The case of Peugeot highlights the nimbleness of Invest India in its mission. In August 2015, officials of Invest India saw an article in London’s Financial Times which had a story on how Peugeot was considering three countries—Morocco, Iran and China—as a destination for an almost 400 billion Euro investment. Invest India decided that it would make a pitch for India which was initially met with a lukewarm response since the company had left India in 2005 after a disappointing run. It would take a visit to the Paris headquarters of Peugeot to make a dent. While in Paris, it was evident that the other destination countries had offered sweet incentives for Peugeot. China and Iran were offering fiscal incentives in the form of tax breaks while Morocco was already home to a big Peugeot factory.

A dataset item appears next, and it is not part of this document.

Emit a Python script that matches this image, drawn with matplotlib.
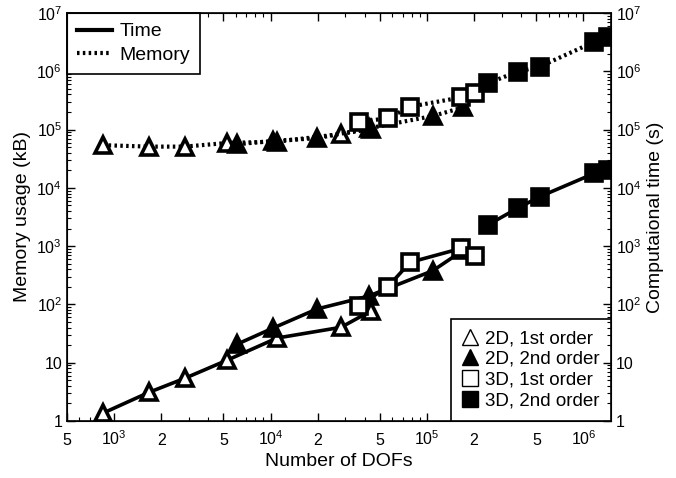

Invest India could offer no fiscal incentives so the presentation focused purely on market opportunity in India and how that would transform the then financially stressed carmaker’s fortunes and valuation. The presentation provided a breakthrough but did not seal the deal. Morocco added to their offer by promising to pay the transportation cost of every Peugeot car made in that country. Invest India had to respond without any monetary incentive. And it did. A factory in Chennai that was used for manufacturing by Hindustan Motors was defunct and under the Bureau for Industrial and Financial Reconstruction. Invest India’s team did the necessary work to offer this ready-made factory (along with land) to Peugeot. By June 2016, Peugeot was on board along with its key supplier. The French carmaker will not just manufacture cars in India but will also invest extensively in research and development. In August 2015, India was not even an option.